For years the top off-network show had been Two and A Half Men. Since last December, Big Bang has blown by the Charlie Sheen reruns. Last week Big Bang has a 7 rating in households and a 3.7 rating among adults 18 to 49, which is a key demographic measure for advertisers.
Two and a Half Menhad a 5.9 household and a 2.4 rating in adults 18 to 49.
The irony, of course, is that both Big Bang and Men share a common executive producer in Chuck Lorre, who had highly publicized battles with his former star Charlie Sheen. Now his newer show, which is also executive produced by Bill Prady, has surpassed the reruns of the Men episodes with Sheen.
Both Big Bang and Men are distributed by Warner Bros. TV.

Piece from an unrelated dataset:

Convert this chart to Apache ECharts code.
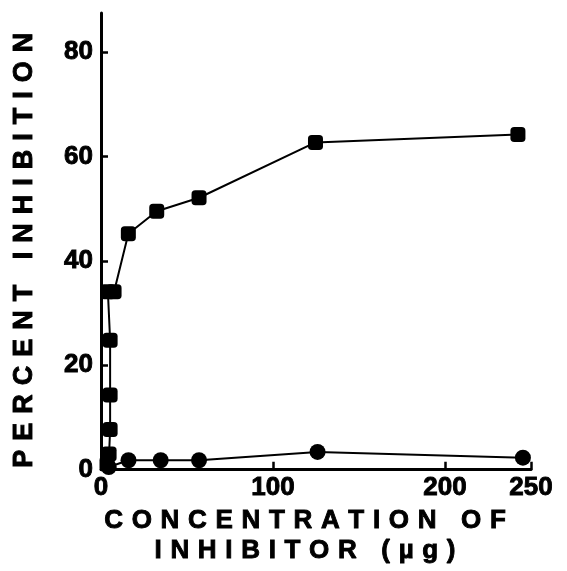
<!DOCTYPE html>
<html><head><meta charset="utf-8">
<script src="https://cdn.jsdelivr.net/npm/echarts@6/dist/echarts.min.js"></script>
<style>html,body{margin:0;padding:0;background:#fff}#c{width:567px;height:571px}</style>
</head><body><div id="c"></div>
<script>
// Squares series (concentration µg, percent inhibition)
const squareX = [3.5, 4.7, 5.3, 5.3, 5.3, 4.0, 7.6, 15.9, 32.4, 57, 124.7, 242.4];
const squareY = [1.1, 3.0, 7.7, 14.3, 24.8, 34.1, 34.1, 45.2, 49.5, 52.1, 62.7, 64.2];
// Circles series
const circleX = [4.5, 16, 34.7, 57, 125.9, 245.3];
const circleY = [0.5, 1.8, 1.8, 1.8, 3.4, 2.3];
// Tick labels
const xTickLabels = [0, 100, 200, 250];
const xTickMarks = [100, 200, 250];
const yTickLabels = [0, 20, 40, 60, 80];
const yTickMarks = [20, 40, 60, 80];
// Titles
const yTitle = 'PERCENT INHIBITION';
const xTitle1 = 'CONCENTRATION OF';
const xTitle2 = 'INHIBITOR (µg)';

function spaced(s) {
  return s.split(' ').map(w => w.split('').join('\u2004')).join('\u2004 \u2004');
}
const FONT = 'Liberation Sans';
const heavy = {color: '#000', fontFamily: FONT, fontWeight: 'bold', textBorderColor: '#000', textBorderWidth: 0.9};
const chart = echarts.init(document.getElementById('c'), null, {renderer: 'canvas'});
chart.setOption({
  animation: false,
  backgroundColor: '#fff',
  grid: {left: 101, right: 36, top: 13, bottom: 93, containLabel: false},
  xAxis: {
    type: 'value', min: 0, max: 250,
    axisLine: {lineStyle: {color: '#000', width: 3}},
    axisTick: {inside: true, length: 8, lineStyle: {color: '#000', width: 2.5}, customValues: xTickMarks},
    axisLabel: Object.assign({customValues: xTickLabels, fontSize: 26, margin: 5}, heavy),
    splitLine: {show: false},
    name: spaced(xTitle1) + '\n' + spaced(xTitle2),
    nameLocation: 'middle', nameGap: 36,
    nameTextStyle: Object.assign({fontSize: 26, lineHeight: 30, padding: [0, 22, 0, 0]}, heavy)
  },
  yAxis: {
    type: 'value', min: 0, max: 87.5,
    axisLine: {lineStyle: {color: '#000', width: 3}},
    axisTick: {inside: true, length: 7, lineStyle: {color: '#000', width: 2.5}, customValues: yTickMarks},
    axisLabel: Object.assign({customValues: yTickLabels, fontSize: 26, margin: 8}, heavy),
    splitLine: {show: false},
    name: spaced(yTitle) + '\u2004\u2004',
    nameLocation: 'middle', nameGap: 63, nameRotate: 90,
    nameTextStyle: Object.assign({fontSize: 27}, heavy)
  },
  series: [
    {
      type: 'line', data: squareX.map((x, i) => [x, squareY[i]]),
      symbol: 'roundRect', symbolSize: 15, showAllSymbol: true,
      itemStyle: {color: '#000'}, lineStyle: {color: '#000', width: 2}
    },
    {
      type: 'line', data: circleX.map((x, i) => [x, circleY[i]]),
      symbol: 'circle', symbolSize: 16, showAllSymbol: true,
      itemStyle: {color: '#000'}, lineStyle: {color: '#000', width: 2}
    }
  ]
});
</script>
</body></html>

Among the talk shows Dr. Phil returned to the top of the list after an off-week last week when his show was pre-empted in many markets by sports (college basketball). Dr. Phil was the 17th ranked show among all syndicated programs with a 2.7 household ratings. That put him in a virtual tie with Dr. Oz, which had been the top show the week before. Dr. Oz also had a 2.7 household rating.
Both Dr. Phil and Dr. Oz were originally spun off from Oprah and share a connection though Harpo Productions. Dr. Phil is distributed by CBS while Dr. Oz is distributed by Sony Pictures TV.